Reproduce the listing below in full and without alteration, apart from its pictures.

##############################

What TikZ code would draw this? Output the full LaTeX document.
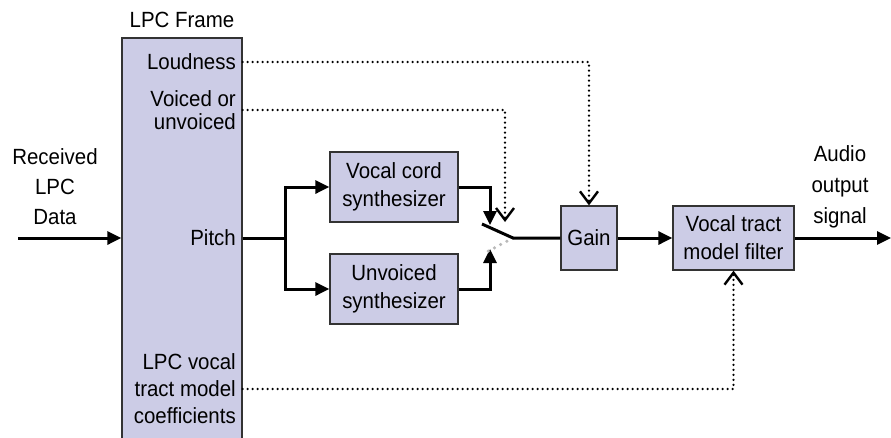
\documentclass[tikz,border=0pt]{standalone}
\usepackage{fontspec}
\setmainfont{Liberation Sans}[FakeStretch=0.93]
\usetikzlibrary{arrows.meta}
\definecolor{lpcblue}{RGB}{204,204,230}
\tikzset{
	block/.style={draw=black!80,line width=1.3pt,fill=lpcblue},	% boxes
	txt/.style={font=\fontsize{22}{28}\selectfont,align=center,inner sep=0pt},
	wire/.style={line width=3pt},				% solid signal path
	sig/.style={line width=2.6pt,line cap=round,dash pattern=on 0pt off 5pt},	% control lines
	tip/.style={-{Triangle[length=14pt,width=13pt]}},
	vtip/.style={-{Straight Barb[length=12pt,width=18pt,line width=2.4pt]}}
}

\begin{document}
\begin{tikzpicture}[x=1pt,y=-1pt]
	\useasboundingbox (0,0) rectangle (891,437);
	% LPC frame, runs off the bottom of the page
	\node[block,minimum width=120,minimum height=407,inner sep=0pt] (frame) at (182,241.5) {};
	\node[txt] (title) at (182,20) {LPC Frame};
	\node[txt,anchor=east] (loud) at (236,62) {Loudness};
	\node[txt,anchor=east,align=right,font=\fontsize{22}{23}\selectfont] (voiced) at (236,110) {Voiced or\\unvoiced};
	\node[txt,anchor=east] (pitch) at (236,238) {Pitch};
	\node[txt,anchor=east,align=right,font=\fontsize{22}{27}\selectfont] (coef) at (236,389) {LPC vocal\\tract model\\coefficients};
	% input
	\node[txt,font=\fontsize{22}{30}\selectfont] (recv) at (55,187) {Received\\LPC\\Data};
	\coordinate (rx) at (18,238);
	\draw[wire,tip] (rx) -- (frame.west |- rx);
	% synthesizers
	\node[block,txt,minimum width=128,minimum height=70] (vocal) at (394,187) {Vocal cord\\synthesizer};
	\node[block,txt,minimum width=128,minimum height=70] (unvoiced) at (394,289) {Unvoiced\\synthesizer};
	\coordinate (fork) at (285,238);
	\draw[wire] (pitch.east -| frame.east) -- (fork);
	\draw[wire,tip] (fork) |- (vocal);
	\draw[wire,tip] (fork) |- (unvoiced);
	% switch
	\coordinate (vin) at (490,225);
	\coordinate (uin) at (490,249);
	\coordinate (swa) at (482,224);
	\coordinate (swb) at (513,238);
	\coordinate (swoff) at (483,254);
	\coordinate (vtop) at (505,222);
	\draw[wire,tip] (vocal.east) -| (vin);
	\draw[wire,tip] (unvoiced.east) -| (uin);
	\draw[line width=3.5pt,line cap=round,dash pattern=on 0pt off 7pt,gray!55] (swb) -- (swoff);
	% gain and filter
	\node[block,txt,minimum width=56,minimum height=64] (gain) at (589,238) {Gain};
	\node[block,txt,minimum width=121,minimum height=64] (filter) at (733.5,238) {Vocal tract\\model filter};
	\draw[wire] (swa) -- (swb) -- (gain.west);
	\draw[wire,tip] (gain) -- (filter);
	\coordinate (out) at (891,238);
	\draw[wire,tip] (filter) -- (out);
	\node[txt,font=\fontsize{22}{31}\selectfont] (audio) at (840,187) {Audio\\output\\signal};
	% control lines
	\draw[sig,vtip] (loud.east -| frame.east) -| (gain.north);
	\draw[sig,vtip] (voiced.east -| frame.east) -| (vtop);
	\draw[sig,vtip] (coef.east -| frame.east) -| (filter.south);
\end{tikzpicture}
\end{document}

##############################

= OUTPUT FOR THIS EXERCISE =
What TikZ code would draw this? Output the full LaTeX document.
\documentclass[tikz,border=0pt]{standalone}
\usepackage{fontspec}
\setmainfont{Liberation Sans}[FakeStretch=0.93]
\usetikzlibrary{arrows.meta}
\definecolor{lpcblue}{RGB}{204,204,230}
\tikzset{
	block/.style={draw=black!80,line width=1.3pt,fill=lpcblue},	% boxes
	txt/.style={font=\fontsize{22}{28}\selectfont,align=center,inner sep=0pt},
	wire/.style={line width=3pt},				% solid signal path
	sig/.style={line width=2.6pt,line cap=round,dash pattern=on 0pt off 5pt},	% control lines
	tip/.style={-{Triangle[length=14pt,width=13pt]}},
	vtip/.style={-{Straight Barb[length=12pt,width=18pt,line width=2.4pt]}}
}

\begin{document}
\begin{tikzpicture}[x=1pt,y=-1pt]
	\useasboundingbox (0,0) rectangle (891,437);
	% LPC frame, runs off the bottom of the page
	\node[block,minimum width=120,minimum height=407,inner sep=0pt] (frame) at (182,241.5) {};
	\node[txt] (title) at (182,20) {LPC Frame};
	\node[txt,anchor=east] (loud) at (236,62) {Loudness};
	\node[txt,anchor=east,align=right,font=\fontsize{22}{23}\selectfont] (voiced) at (236,110) {Voiced or\\unvoiced};
	\node[txt,anchor=east] (pitch) at (236,238) {Pitch};
	\node[txt,anchor=east,align=right,font=\fontsize{22}{27}\selectfont] (coef) at (236,389) {LPC vocal\\tract model\\coefficients};
	% input
	\node[txt,font=\fontsize{22}{30}\selectfont] (recv) at (55,187) {Received\\LPC\\Data};
	\coordinate (rx) at (18,238);
	\draw[wire,tip] (rx) -- (frame.west |- rx);
	% synthesizers
	\node[block,txt,minimum width=128,minimum height=70] (vocal) at (394,187) {Vocal cord\\synthesizer};
	\node[block,txt,minimum width=128,minimum height=70] (unvoiced) at (394,289) {Unvoiced\\synthesizer};
	\coordinate (fork) at (285,238);
	\draw[wire] (pitch.east -| frame.east) -- (fork);
	\draw[wire,tip] (fork) |- (vocal);
	\draw[wire,tip] (fork) |- (unvoiced);
	% switch
	\coordinate (vin) at (490,225);
	\coordinate (uin) at (490,249);
	\coordinate (swa) at (482,224);
	\coordinate (swb) at (513,238);
	\coordinate (swoff) at (483,254);
	\coordinate (vtop) at (505,222);
	\draw[wire,tip] (vocal.east) -| (vin);
	\draw[wire,tip] (unvoiced.east) -| (uin);
	\draw[line width=3.5pt,line cap=round,dash pattern=on 0pt off 7pt,gray!55] (swb) -- (swoff);
	% gain and filter
	\node[block,txt,minimum width=56,minimum height=64] (gain) at (589,238) {Gain};
	\node[block,txt,minimum width=121,minimum height=64] (filter) at (733.5,238) {Vocal tract\\model filter};
	\draw[wire] (swa) -- (swb) -- (gain.west);
	\draw[wire,tip] (gain) -- (filter);
	\coordinate (out) at (891,238);
	\draw[wire,tip] (filter) -- (out);
	\node[txt,font=\fontsize{22}{31}\selectfont] (audio) at (840,187) {Audio\\output\\signal};
	% control lines
	\draw[sig,vtip] (loud.east -| frame.east) -| (gain.north);
	\draw[sig,vtip] (voiced.east -| frame.east) -| (vtop);
	\draw[sig,vtip] (coef.east -| frame.east) -| (filter.south);
\end{tikzpicture}
\end{document}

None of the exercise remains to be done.